● **TASK REQUIREMENTS**
Pictures excluded, return the lines below from the first through the line holding "0.003, 0.002, 0.001]".

● **RECORDED DATA**
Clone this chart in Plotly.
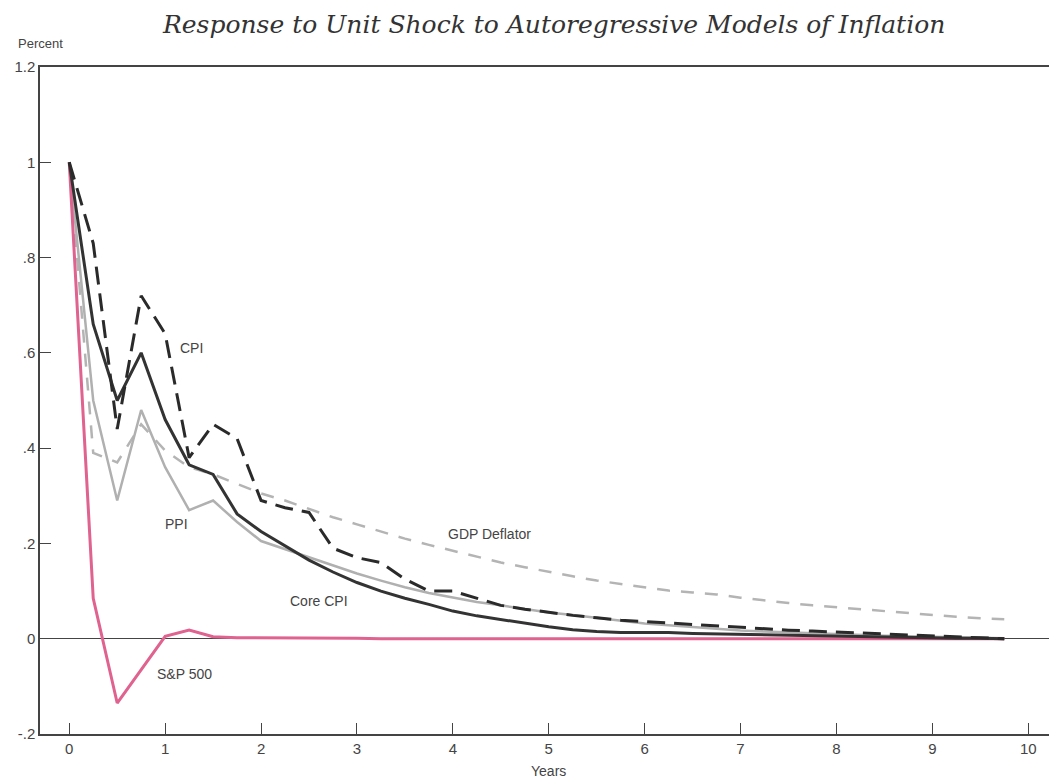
import plotly.graph_objects as go

# --- data (quarterly, years after shock) ---
years = [0.0, 0.25, 0.5, 0.75, 1.0, 1.25, 1.5, 1.75, 2.0, 2.25,
         2.5, 2.75, 3.0, 3.25, 3.5, 3.75, 4.0, 4.25, 4.5, 4.75,
         5.0, 5.25, 5.5, 5.75, 6.0, 6.25, 6.5, 6.75, 7.0, 7.25,
         7.5, 7.75, 8.0, 8.25, 8.5, 8.75, 9.0, 9.25, 9.5, 9.75]

cpi = [1.00, 0.83, 0.44, 0.72, 0.64, 0.38, 0.45, 0.42, 0.29, 0.275,
       0.265, 0.19, 0.17, 0.16, 0.125, 0.10, 0.10, 0.085, 0.07, 0.062,
       0.055, 0.049, 0.044, 0.039, 0.036, 0.033, 0.030, 0.026, 0.023, 0.020,
       0.018, 0.016, 0.014, 0.012, 0.010, 0.008, 0.006, 0.004, 0.002, 0.0]

core_cpi = [1.00, 0.66, 0.50, 0.60, 0.46, 0.365, 0.345, 0.262, 0.225, 0.195,
            0.165, 0.14, 0.118, 0.10, 0.085, 0.072, 0.058, 0.048, 0.04, 0.032,
            0.025, 0.019, 0.015, 0.013, 0.013, 0.013, 0.011, 0.010, 0.009, 0.008,
            0.007, 0.006, 0.005, 0.004, 0.003, 0.003, 0.002, 0.001, 0.001, 0.0]

ppi = [1.00, 0.50, 0.29, 0.48, 0.36, 0.27, 0.29, 0.245, 0.205, 0.188,
       0.172, 0.155, 0.137, 0.122, 0.108, 0.096, 0.086, 0.077, 0.07, 0.063,
       0.055, 0.05, 0.044, 0.038, 0.032, 0.028, 0.024, 0.02, 0.017, 0.015,
       0.013, 0.011, 0.009, 0.008, 0.006, 0.005, 0.004, 0.003, 0.002, 0.001]

gdp_deflator = [1.00, 0.39, 0.37, 0.45, 0.395, 0.36, 0.345, 0.325, 0.305, 0.29,
                0.272, 0.255, 0.24, 0.225, 0.21, 0.197, 0.185, 0.172, 0.16, 0.15,
                0.14, 0.131, 0.122, 0.115, 0.108, 0.101, 0.097, 0.093, 0.086, 0.080,
                0.075, 0.070, 0.066, 0.061, 0.057, 0.053, 0.049, 0.046, 0.043, 0.041]

sp500 = [1.00, 0.085, -0.135, -0.065, 0.005, 0.018, 0.004, 0.002, 0.002, 0.001,
         0.001, 0.001, 0.001, 0.0, 0.0, 0.0, 0.0, 0.0, 0.0, 0.0,
         0.0, 0.0, 0.0, 0.0, 0.0, 0.0, 0.0, 0.0, 0.0, 0.0,
         0.0, 0.0, 0.0, 0.0, 0.0, 0.0, 0.0, 0.0, 0.0, 0.0]

y_ticks = [-0.2, 0, 0.2, 0.4, 0.6, 0.8, 1.0, 1.2]
y_tick_text = ['-.2', '0', '.2', '.4', '.6', '.8', '1', '1.2']
x_ticks = [0, 1, 2, 3, 4, 5, 6, 7, 8, 9, 10]

# series labels: (text, x, y)
labels = [('CPI', 1.27, 0.61), ('PPI', 1.12, 0.24), ('GDP Deflator', 4.38, 0.22),
          ('Core CPI', 2.6, 0.08), ('S&P 500', 1.2, -0.075)]

fig = go.Figure()

# grey lines first so the dark ones sit on top
fig.add_trace(go.Scatter(x=years, y=gdp_deflator, mode='lines', name='GDP Deflator',
                         line=dict(color='#b4b4b4', width=2.5, dash='13px,11px')))
fig.add_trace(go.Scatter(x=years, y=ppi, mode='lines', name='PPI',
                         line=dict(color='#b0b0b0', width=2.5)))
fig.add_trace(go.Scatter(x=years, y=sp500, mode='lines', name='S&P 500',
                         line=dict(color='#e0628f', width=3)))
fig.add_trace(go.Scatter(x=years, y=core_cpi, mode='lines', name='Core CPI',
                         line=dict(color='#333333', width=3)))
fig.add_trace(go.Scatter(x=years, y=cpi, mode='lines', name='CPI',
                         line=dict(color='#2a2a2a', width=3, dash='18px,9px')))

sans = 'Liberation Sans, Arial'
for text, lx, ly in labels:
    fig.add_annotation(x=lx, y=ly, xref='x', yref='y', text=text, showarrow=False,
                       font=dict(family=sans, size=14, color='#444'))

fig.add_annotation(x=0, y=1.0, xref='paper', yref='paper', text='Percent', showarrow=False,
                   xanchor='center', yanchor='bottom', yshift=14,
                   font=dict(family=sans, size=13, color='#444'))
fig.add_annotation(x=5, y=0, xref='x', yref='paper', text='Years', showarrow=False,
                   xanchor='center', yanchor='top', yshift=-27,
                   font=dict(family=sans, size=14, color='#444'))

# title sits just above the frame
fig.add_annotation(x=0.505, y=1.0, xref='paper', yref='paper', showarrow=False,
                   text='<i>Response to Unit Shock to Autoregressive Models of Inflation</i>',
                   xanchor='center', yanchor='middle', yshift=43,
                   font=dict(family='DejaVu Serif, serif', size=25, color='#333'))

# page body adds an 8px offset, so the figure is a little smaller than the window
fig.update_layout(
    width=1049, height=772,
    margin=dict(l=32, r=0, t=59, b=46),
    plot_bgcolor='white', paper_bgcolor='white',
    showlegend=False,
)

fig.update_xaxes(range=[-0.305, 10.3], tickvals=x_ticks, ticks='inside', ticklen=11,
                 tickcolor='#444', tickwidth=1.3, showline=True, linecolor='#444', linewidth=1.5,
                 mirror=True, showgrid=False, zeroline=False,
                 tickfont=dict(family=sans, size=15, color='#444'))
fig.update_yaxes(range=[-0.2, 1.2], tickvals=y_ticks, ticktext=y_tick_text, ticks='inside',
                 ticklen=11, tickcolor='#444', tickwidth=1.3, showline=True, linecolor='#444',
                 linewidth=1.5, showgrid=False, zeroline=True, zerolinecolor='#444', zerolinewidth=1.3,
                 tickfont=dict(family=sans, size=15, color='#444'))

fig.write_html("out.html")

● **ANSWER**
Clone this chart in Plotly.
import plotly.graph_objects as go

# --- data (quarterly, years after shock) ---
years = [0.0, 0.25, 0.5, 0.75, 1.0, 1.25, 1.5, 1.75, 2.0, 2.25,
         2.5, 2.75, 3.0, 3.25, 3.5, 3.75, 4.0, 4.25, 4.5, 4.75,
         5.0, 5.25, 5.5, 5.75, 6.0, 6.25, 6.5, 6.75, 7.0, 7.25,
         7.5, 7.75, 8.0, 8.25, 8.5, 8.75, 9.0, 9.25, 9.5, 9.75]

cpi = [1.00, 0.83, 0.44, 0.72, 0.64, 0.38, 0.45, 0.42, 0.29, 0.275,
       0.265, 0.19, 0.17, 0.16, 0.125, 0.10, 0.10, 0.085, 0.07, 0.062,
       0.055, 0.049, 0.044, 0.039, 0.036, 0.033, 0.030, 0.026, 0.023, 0.020,
       0.018, 0.016, 0.014, 0.012, 0.010, 0.008, 0.006, 0.004, 0.002, 0.0]

core_cpi = [1.00, 0.66, 0.50, 0.60, 0.46, 0.365, 0.345, 0.262, 0.225, 0.195,
            0.165, 0.14, 0.118, 0.10, 0.085, 0.072, 0.058, 0.048, 0.04, 0.032,
            0.025, 0.019, 0.015, 0.013, 0.013, 0.013, 0.011, 0.010, 0.009, 0.008,
            0.007, 0.006, 0.005, 0.004, 0.003, 0.003, 0.002, 0.001, 0.001, 0.0]

ppi = [1.00, 0.50, 0.29, 0.48, 0.36, 0.27, 0.29, 0.245, 0.205, 0.188,
       0.172, 0.155, 0.137, 0.122, 0.108, 0.096, 0.086, 0.077, 0.07, 0.063,
       0.055, 0.05, 0.044, 0.038, 0.032, 0.028, 0.024, 0.02, 0.017, 0.015,
       0.013, 0.011, 0.009, 0.008, 0.006, 0.005, 0.004, 0.003, 0.002, 0.001]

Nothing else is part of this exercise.